Gideon Blanchard gave a deep moan. Anne wondered if she shouldn’t have specified “breast.”
“Right. Terrible,” she said. “But her college counselor had warned her, as usual, don’t write about sick relatives. Like you don’t write about community service or breaking the law. To which I would add dead pets, expensive vacations, the trials of caring for your horse, the teacher who screwed you over, cheating scandals, or your cousin who already goes there.”
“You can’t write about community service?”

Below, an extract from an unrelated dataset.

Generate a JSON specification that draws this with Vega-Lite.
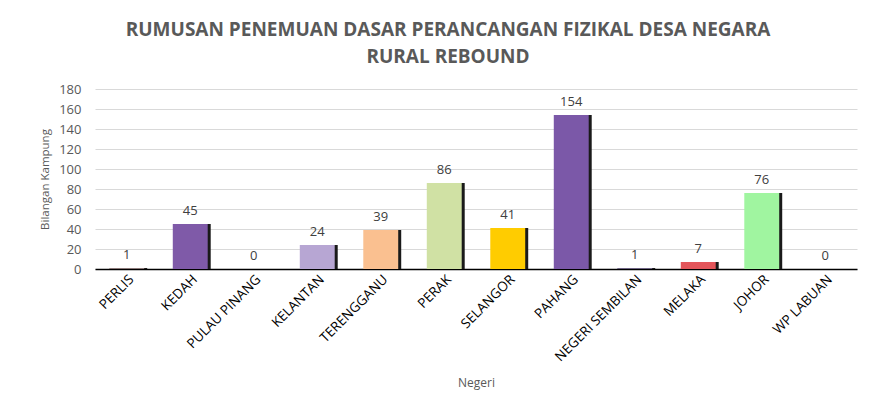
{
  "$schema": "https://vega.github.io/schema/vega-lite/v6.json",
  "autosize": "none",
  "width": 762,
  "height": 180,
  "padding": {"left": 95, "top": 89, "right": 19, "bottom": 142},
  "background": "white",
  "config": {
    "font": "Open Sans",
    "view": {"stroke": null}
  },
  "title": {
    "text": ["RUMUSAN PENEMUAN DASAR PERANCANGAN FIZIKAL DESA NEGARA", "RURAL REBOUND"],
    "fontSize": 19,
    "fontWeight": "bold",
    "color": "#595959",
    "font": "Open Sans",
    "anchor": "middle",
    "dx": -28,
    "lineHeight": 27,
    "offset": 16
  },
  "data": {
    "values": [
      {"negeri": "PERLIS", "bilangan": 1},
      {"negeri": "KEDAH", "bilangan": 45},
      {"negeri": "PULAU PINANG", "bilangan": 0},
      {"negeri": "KELANTAN", "bilangan": 24},
      {"negeri": "TERENGGANU", "bilangan": 39},
      {"negeri": "PERAK", "bilangan": 86},
      {"negeri": "SELANGOR", "bilangan": 41},
      {"negeri": "PAHANG", "bilangan": 154},
      {"negeri": "NEGERI SEMBILAN", "bilangan": 1},
      {"negeri": "MELAKA", "bilangan": 7},
      {"negeri": "JOHOR", "bilangan": 76},
      {"negeri": "WP LABUAN", "bilangan": 0}
    ]
  },
  "encoding": {
    "x": {
      "field": "negeri",
      "type": "nominal",
      "sort": null,
      "scale": {"paddingInner": 0.45, "paddingOuter": 0.225},
      "axis": {
        "title": "Negeri",
        "titleFont": "Open Sans",
        "titleFontSize": 12,
        "titleFontWeight": "normal",
        "titleColor": "#595959",
        "titlePadding": 14,
        "labelAngle": -45,
        "labelFontSize": 13.5,
        "labelColor": "#000000",
        "labelPadding": 3,
        "ticks": false,
        "domainColor": "#000000",
        "domainWidth": 1.5,
        "labelOverlap": false
      }
    },
    "y": {
      "field": "bilangan",
      "type": "quantitative",
      "scale": {"domain": [0, 180], "nice": false},
      "axis": {
        "title": "Bilangan Kampung",
        "titleFont": "Open Sans",
        "titleFontSize": 11.5,
        "titleFontWeight": "normal",
        "titleColor": "#595959",
        "titlePadding": 8,
        "values": [0, 20, 40, 60, 80, 100, 120, 140, 160, 180],
        "labelFontSize": 13,
        "labelColor": "#595959",
        "labelPadding": 14,
        "ticks": false,
        "domain": false,
        "gridColor": "#D9D9D9",
        "gridWidth": 1
      }
    }
  },
  "layer": [
    {
      "mark": {"type": "bar", "color": "#1a1a1a", "xOffset": 3},
      "encoding": {}
    },
    {
      "mark": {"type": "bar"},
      "encoding": {
        "color": {
          "field": "negeri",
          "type": "nominal",
          "legend": null,
          "scale": {
            "domain": ["PERLIS", "KEDAH", "PULAU PINANG", "KELANTAN", "TERENGGANU", "PERAK", "SELANGOR", "PAHANG", "NEGERI SEMBILAN", "MELAKA", "JOHOR", "WP LABUAN"],
            "range": ["#8C7A7A", "#7F5AA8", "#4F81BD", "#B7A6D3", "#FAC090", "#D0E1A4", "#FFCC00", "#7B58A8", "#6F6685", "#E3555A", "#A0F5A0", "#999999"]
          }
        }
      }
    },
    {
      "mark": {"type": "text", "baseline": "bottom", "dy": -6, "fontSize": 13, "color": "#404040", "font": "Open Sans"},
      "encoding": {"text": {"field": "bilangan", "type": "quantitative"}}
    }
  ]
}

She ignored this. “So this poor girl, she wrote a miserable essay about concern for the environment. Her college counselor thought it was great. But she wasn’t a scientist and she didn’t belong to her school’s green club. She didn’t even recycle. The essay was nonspecific, and therefore naive. She didn’t know the first thing about environmental awareness, but then, that’s not what she was writing about. It was a whole essay about the end of the world coming and how she couldn’t do a thing to stop it but feel sad. Do you see?”
“No.”
“She was writing about her feelings about her mom. But she didn’t think she could say that. So her essay was terrible.”
“Mmm. So what did you do?”
“I told her to just say what was true.”
“Which was?”
“Her first sentence was, ‘I know I’m not supposed to write my college essay about my mother having cancer, but if you want to know anything about me, you must know about this thing that I’m living with every single day.’ ”
He nodded slowly. “And?”
“And she got in.”
“And her mom?”
Anne frowned at him. The girl’s mother had died, halfway through her daughter’s freshman year.
It was too dark. You’re so depressing, Anne, she thought to herself. Quickly she added, “Or another student, my very first year. She wrote about mushrooms. She used to go out in the woods every fall, by her house, and hunt for mushrooms. She included all of these crazy mushroom details, things I’d never heard before. Some of them glow in the dark. Some of them bleed when you cut them, did you know that? It was fabulous.”